- _Task brief_
Make an exact copy of the lines, leaving the pictures out.

- _Material provided_

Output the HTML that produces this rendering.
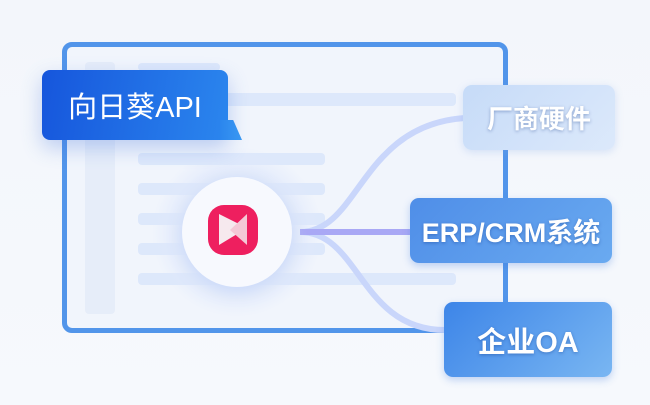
<!DOCTYPE html>
<html><head><meta charset="utf-8"><style>
body{margin:0;width:650px;height:405px;overflow:hidden;background:linear-gradient(180deg,#f3f6fb,#f6f9fd);font-family:"Liberation Sans","Noto Sans CJK SC",sans-serif;position:relative}
.a{position:absolute}
.frame{left:62px;top:42px;width:436px;height:281px;border:5px solid #5295ea;border-radius:10px;background:#f1f5fc}
.bar{background:#dde8fb;border-radius:4px}
.box{display:flex;align-items:center;justify-content:center;color:#fff;font-weight:bold;border-radius:9px;text-shadow:0 1px 3px rgba(0,40,120,.35)}
</style></head><body>
<div class="a frame"></div>
<div class="a bar" style="left:85px;top:62px;width:30px;height:252px;background:#e6edf9"></div>
<div class="a bar" style="left:138px;top:63px;width:82px;height:8px"></div>
<div class="a bar" style="left:138px;top:93px;width:318px;height:13px"></div>
<div class="a bar" style="left:138px;top:153px;width:187px;height:12px"></div>
<div class="a bar" style="left:138px;top:183px;width:187px;height:12px"></div>
<div class="a bar" style="left:138px;top:213px;width:187px;height:12px"></div>
<div class="a bar" style="left:138px;top:243px;width:187px;height:12px"></div>
<div class="a bar" style="left:138px;top:273px;width:318px;height:12px"></div>
<svg class="a" style="left:0;top:0" width="650" height="405">
<defs><radialGradient id="h"><stop offset="0.6" stop-color="#dfe8fb"/><stop offset="1" stop-color="#dfe8fb" stop-opacity="0"/></radialGradient></defs>
<circle cx="237" cy="232" r="85" fill="url(#h)"/>
<path d="M300 232 C360 232,360 125,465 118" stroke="#c9d6fb" stroke-width="6" fill="none"/>
<path d="M300 232 C360 232,360 330,445 330" stroke="#c9d6fb" stroke-width="6" fill="none"/>
<path d="M300 232 L410 232" stroke="#a9a8f5" stroke-width="6" fill="none"/>
<circle cx="237" cy="232" r="55" fill="#f7f9fe" filter="drop-shadow(0 4px 8px #c9d8f8)"/>
<rect x="208" y="205" width="50" height="50" rx="16" fill="#ee1f5f"/>
<path d="M219 214 L247 228 L219 245 Z" fill="#f6e9ee"/>
<path d="M247 214 L247 245 L230 230 Z" fill="#f4c8d6"/>
</svg>
<div class="a box" style="left:42px;top:70px;width:186px;height:70px;border-radius:8px 8px 4px 8px;background:linear-gradient(100deg,#1656dc,#2b86ee);font-weight:normal;font-size:29px;text-shadow:none;box-shadow:0 8px 20px rgba(60,110,220,.3)">向日葵API</div>
<div class="a" style="left:220px;top:120px;width:22px;height:20px;background:linear-gradient(90deg,#2b86ee,#3a98f2);clip-path:polygon(0 0,60% 0,100% 100%,0 100%)"></div>
<div class="a box" style="left:463px;top:85px;width:152px;height:65px;background:linear-gradient(135deg,#c6dbf8,#dce9fb);font-size:26px;box-shadow:0 2px 8px rgba(120,160,230,.25)">厂商硬件</div>
<div class="a box" style="left:410px;top:198px;width:202px;height:65px;background:linear-gradient(135deg,#4f8ee8,#6aaaf0);font-size:27px;box-shadow:0 3px 8px rgba(60,120,220,.3)">ERP/CRM系统</div>
<div class="a box" style="left:444px;top:302px;width:168px;height:75px;background:linear-gradient(135deg,#3d85e8,#79b6f2);font-size:29px;box-shadow:0 3px 8px rgba(60,120,220,.3)">企业OA</div>
</body></html>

- _Solution_
Output the HTML that produces this rendering.
<!DOCTYPE html>
<html><head><meta charset="utf-8"><style>
body{margin:0;width:650px;height:405px;overflow:hidden;background:linear-gradient(180deg,#f3f6fb,#f6f9fd);font-family:"Liberation Sans","Noto Sans CJK SC",sans-serif;position:relative}
.a{position:absolute}
.frame{left:62px;top:42px;width:436px;height:281px;border:5px solid #5295ea;border-radius:10px;background:#f1f5fc}
.bar{background:#dde8fb;border-radius:4px}
.box{display:flex;align-items:center;justify-content:center;color:#fff;font-weight:bold;border-radius:9px;text-shadow:0 1px 3px rgba(0,40,120,.35)}
</style></head><body>
<div class="a frame"></div>
<div class="a bar" style="left:85px;top:62px;width:30px;height:252px;background:#e6edf9"></div>
<div class="a bar" style="left:138px;top:63px;width:82px;height:8px"></div>
<div class="a bar" style="left:138px;top:93px;width:318px;height:13px"></div>
<div class="a bar" style="left:138px;top:153px;width:187px;height:12px"></div>
<div class="a bar" style="left:138px;top:183px;width:187px;height:12px"></div>
<div class="a bar" style="left:138px;top:213px;width:187px;height:12px"></div>
<div class="a bar" style="left:138px;top:243px;width:187px;height:12px"></div>
<div class="a bar" style="left:138px;top:273px;width:318px;height:12px"></div>
<svg class="a" style="left:0;top:0" width="650" height="405">
<defs><radialGradient id="h"><stop offset="0.6" stop-color="#dfe8fb"/><stop offset="1" stop-color="#dfe8fb" stop-opacity="0"/></radialGradient></defs>
<circle cx="237" cy="232" r="85" fill="url(#h)"/>
<path d="M300 232 C360 232,360 125,465 118" stroke="#c9d6fb" stroke-width="6" fill="none"/>
<path d="M300 232 C360 232,360 330,445 330" stroke="#c9d6fb" stroke-width="6" fill="none"/>
<path d="M300 232 L410 232" stroke="#a9a8f5" stroke-width="6" fill="none"/>
<circle cx="237" cy="232" r="55" fill="#f7f9fe" filter="drop-shadow(0 4px 8px #c9d8f8)"/>
<rect x="208" y="205" width="50" height="50" rx="16" fill="#ee1f5f"/>
<path d="M219 214 L247 228 L219 245 Z" fill="#f6e9ee"/>
<path d="M247 214 L247 245 L230 230 Z" fill="#f4c8d6"/>
</svg>
<div class="a box" style="left:42px;top:70px;width:186px;height:70px;border-radius:8px 8px 4px 8px;background:linear-gradient(100deg,#1656dc,#2b86ee);font-weight:normal;font-size:29px;text-shadow:none;box-shadow:0 8px 20px rgba(60,110,220,.3)">向日葵API</div>
<div class="a" style="left:220px;top:120px;width:22px;height:20px;background:linear-gradient(90deg,#2b86ee,#3a98f2);clip-path:polygon(0 0,60% 0,100% 100%,0 100%)"></div>
<div class="a box" style="left:463px;top:85px;width:152px;height:65px;background:linear-gradient(135deg,#c6dbf8,#dce9fb);font-size:26px;box-shadow:0 2px 8px rgba(120,160,230,.25)">厂商硬件</div>
<div class="a box" style="left:410px;top:198px;width:202px;height:65px;background:linear-gradient(135deg,#4f8ee8,#6aaaf0);font-size:27px;box-shadow:0 3px 8px rgba(60,120,220,.3)">ERP/CRM系统</div>
<div class="a box" style="left:444px;top:302px;width:168px;height:75px;background:linear-gradient(135deg,#3d85e8,#79b6f2);font-size:29px;box-shadow:0 3px 8px rgba(60,120,220,.3)">企业OA</div>
</body></html>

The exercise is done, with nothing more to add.